There are honest and honorable politicians that don’t take such money.

They often lose to the politicians that do take the donations. Because they don’t have the money necessary to compete in the election.

So, there’s a survivorship bias. Elected politicians are much more likely to be taking those donations. That’s why the system is so problematic. It drives out honest and honorable politicians, and rewards corrupt ones, which further reinforces the idea that all politicians are corrupt. They’re not, but under this system most elected politicians are.


Money matter in campaign. Politicians accepting these have massive advantage over those who don't- so they end up more winning.
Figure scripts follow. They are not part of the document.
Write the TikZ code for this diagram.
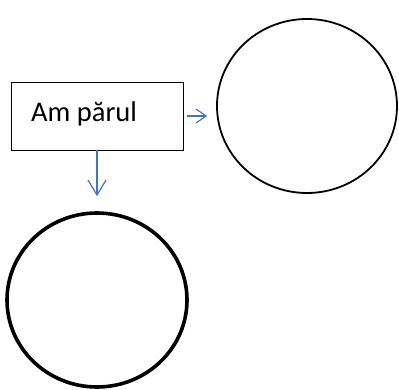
\documentclass[tikz,border=0pt]{standalone}
\usepackage{fontspec}
\setmainfont{Carlito}
\usepackage{tikz}
\usetikzlibrary{shapes.geometric, arrows.meta}
\definecolor{linkblue}{HTML}{4472C4}
\tikzset{
    link/.style={draw=linkblue, line width=1.2pt},
    ring/.style={draw=black, ellipse, inner sep=0pt}
}

\begin{document}
\begin{tikzpicture}[x=1pt, y=-1pt]
    \useasboundingbox (0,0) rectangle (399,390);
    %casetta
    \node[draw, line width=0.9pt, minimum width=172pt, minimum height=68pt, inner sep=0pt] (box) at (97,116) {};
    \node[anchor=base west, font=\fontsize{28.5}{32}\selectfont, inner sep=0pt] (label) at (31,122) {Am părul};
    %cerchi
    \node[ring, line width=1.8pt, minimum width=180pt, minimum height=174pt] (rc) at (307,106) {};
    \node[ring, line width=3.6pt, minimum width=180pt, minimum height=174pt] (bc) at (97,300) {};
    %frecce
    \draw[link, -{Straight Barb[length=10pt, width=14pt]}, shorten <=4pt, shorten >=9pt] (box.east) -- (box.east -| rc.west);
    \draw[link, -{Straight Barb[length=15pt, width=18pt]}, shorten >=15pt] (box.south) -- (box.south |- bc.north);
\end{tikzpicture}
\end{document}
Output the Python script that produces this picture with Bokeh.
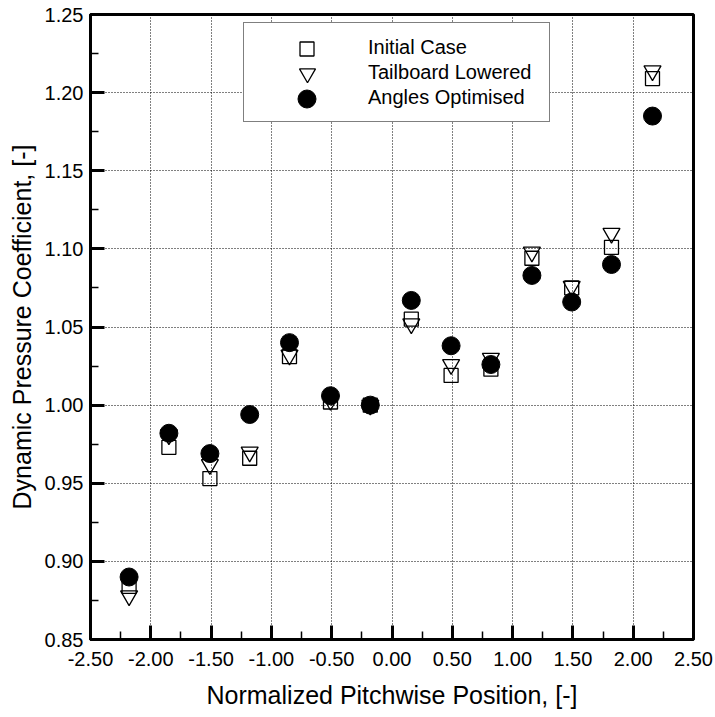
from bokeh.plotting import figure
from bokeh.models import FixedTicker, Legend, LegendItem, Range1d, NumeralTickFormatter
from bokeh.embed import file_html
from bokeh.resources import INLINE

# ---- data ----
x_pos = [-2.18, -1.85, -1.51, -1.18, -0.85, -0.51, -0.18, 0.16, 0.49, 0.82, 1.16, 1.49, 1.82, 2.16]
initial_case = [0.884, 0.973, 0.953, 0.966, 1.031, 1.002, 1.000, 1.055, 1.019, 1.023, 1.094, 1.075, 1.101, 1.209]
tailboard_lowered = [0.878, 0.981, 0.962, 0.970, 1.032, 1.003, 1.000, 1.052, 1.026, 1.030, 1.098, 1.076, 1.110, 1.214]
angles_optimised = [0.890, 0.982, 0.969, 0.994, 1.040, 1.006, 1.000, 1.067, 1.038, 1.026, 1.083, 1.066, 1.090, 1.185]

series_labels = ["Initial Case", "Tailboard Lowered", "Angles Optimised"]

x_major = [-2.5, -2.0, -1.5, -1.0, -0.5, 0.0, 0.5, 1.0, 1.5, 2.0, 2.5]
x_minor = [-2.25, -1.75, -1.25, -0.75, -0.25, 0.25, 0.75, 1.25, 1.75, 2.25]
y_major = [0.85, 0.90, 0.95, 1.00, 1.05, 1.10, 1.15, 1.20, 1.25]
y_minor = [0.875, 0.925, 0.975, 1.025, 1.075, 1.125, 1.175, 1.225]

FONT = "Liberation Sans"
FRAME_H = 625

p = figure(width=715, height=717, output_backend="svg", toolbar_location=None,
           x_range=Range1d(-2.5, 2.5), y_range=Range1d(0.85, 1.25),
           min_border_left=90, min_border_right=22, min_border_top=14, min_border_bottom=78)

p.background_fill_color = "white"
p.border_fill_color = "white"
p.outline_line_color = "black"
p.outline_line_width = 3

for ax, maj, mnr in ((p.xaxis[0], x_major, x_minor), (p.yaxis[0], y_major, y_minor)):
    ax.ticker = FixedTicker(ticks=maj, minor_ticks=mnr)
    ax.formatter = NumeralTickFormatter(format="0.00")
    ax.axis_line_width = 3
    ax.axis_line_color = "black"
    ax.major_tick_in = 14
    ax.major_tick_out = 0
    ax.major_tick_line_width = 3
    ax.minor_tick_in = 8
    ax.minor_tick_out = 0
    ax.minor_tick_line_width = 1.5
    ax.major_label_text_font = FONT
    ax.major_label_text_font_size = "20px"
    ax.major_label_text_color = "black"
    ax.axis_label_text_font = FONT
    ax.axis_label_text_font_size = "25px"
    ax.axis_label_text_font_style = "normal"
    ax.axis_label_text_color = "black"

p.xaxis.axis_label = "Normalized Pitchwise Position, [-]"
p.yaxis.axis_label = "Dynamic Pressure Coefficient, [-]"
p.xaxis.major_label_standoff = 12
p.xaxis.axis_label_standoff = 12
p.yaxis.major_label_standoff = 7
p.yaxis.axis_label_standoff = 6

for g in (p.xgrid[0], p.ygrid[0]):
    g.grid_line_color = "black"
    g.grid_line_dash = "1 2"
    g.grid_line_width = 1
p.xgrid.ticker = FixedTicker(ticks=x_major)
p.ygrid.ticker = FixedTicker(ticks=y_major)

r_sq = p.scatter(x_pos, initial_case, marker="square", size=14, fill_color=None,
                 line_color="black", line_width=1.3)
r_tri = p.scatter(x_pos, tailboard_lowered, marker="inverted_triangle", size=17, fill_color=None,
                  line_color="black", line_width=1.3)
r_cir = p.scatter(x_pos, angles_optimised, marker="circle", size=18, fill_color="black",
                  line_color="black")

# ---- legend: a framed box holding the labels ----
BOX_LEFT, BOX_TOP, PAD, ROW, SPACING = 153, 10, 12, 24, 1
box_h = 2 * PAD + 3 * ROW + 2 * SPACING
box = Legend(items=[LegendItem(label=s, renderers=[]) for s in series_labels],
             location=(BOX_LEFT, FRAME_H - BOX_TOP - box_h))
box.glyph_width = 103
box.glyph_height = ROW
box.label_height = ROW
box.spacing = SPACING
box.padding = PAD
box.margin = 0
box.label_standoff = 9
box.label_width = 169
box.label_text_font = FONT
box.label_text_font_size = "20px"
box.label_text_color = "black"
box.label_text_baseline = "middle"
box.border_line_color = "black"
box.border_line_width = 1.5
box.background_fill_color = "white"
box.background_fill_alpha = 1
p.add_layout(box)

# ---- legend: one marker per row, each drawn at its own size ----
marker_center_x = BOX_LEFT + PAD + 103 / 2
for i, (r, gsize) in enumerate(((r_sq, 35), (r_tri, 40), (r_cir, 45))):
    row_cy = BOX_TOP + PAD + ROW / 2 + i * (ROW + SPACING)
    lg = Legend(items=[LegendItem(label="", renderers=[r])],
                location=(marker_center_x - gsize / 2, FRAME_H - row_cy - gsize / 2))
    lg.glyph_width = gsize
    lg.glyph_height = gsize
    lg.label_width = 0
    lg.label_height = 0
    lg.label_standoff = 0
    lg.label_text_font_size = "1px"
    lg.padding = 0
    lg.margin = 0
    lg.spacing = 0
    lg.border_line_color = None
    lg.background_fill_color = None
    lg.background_fill_alpha = 0
    p.add_layout(lg)

open("out.html", "w").write(file_html(p, INLINE))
In my opinion, this is the voters fault. Read up on the candidates, talk to other voters, if the candidate's ad is all fluff and no substance, don't vote for them. STOP believing non-journalistic cable TV channels who only profit from eyeballs and not the facts.


Advertising is very effective. There's no point in blaming people for it, especially since they are the victims in this scenario.


"Victims", really?!?


Yes, people being fooled into electing corrupt government officials are victims. What's your objection? If I lie to you and steal from you, are you not a victim?


your expectations of voters are unrealistic. not everyone has the time or the education to sift through all that and effectively parse it's meaning. Madison avenue figured this out a long time ago and it's been downhill ever since


Yes, it is possible to amend the US Constitution to carve out an explicit exception in the 1st Amendment for political donations. So far Congress hasn't made a serious effort to do so.


I'm not really familiar with the US constitution, but doesn't the 1st Amendment only protect speech, petition and assembly? Is there some part I'm missing or did a court classify campaign donations as speech?



Ah thanks, that's what I was missing. Such a mindboggling decision.


If you actually read the decision, there's nothing mind boggling about it. It is consistent with the US Constitution, and with Supreme Court precedents. The result of that decision has been terrible, but we can only reliably fix it through the defined constitutional amendment process.


Yes, Citizens United articulated a system where "money for access/attention" is the dominant paradigm of American democracy.


Maybe I’m dense, but what difference does it make whether it was SBF or FTX making the donations? Why implicate Citizens United?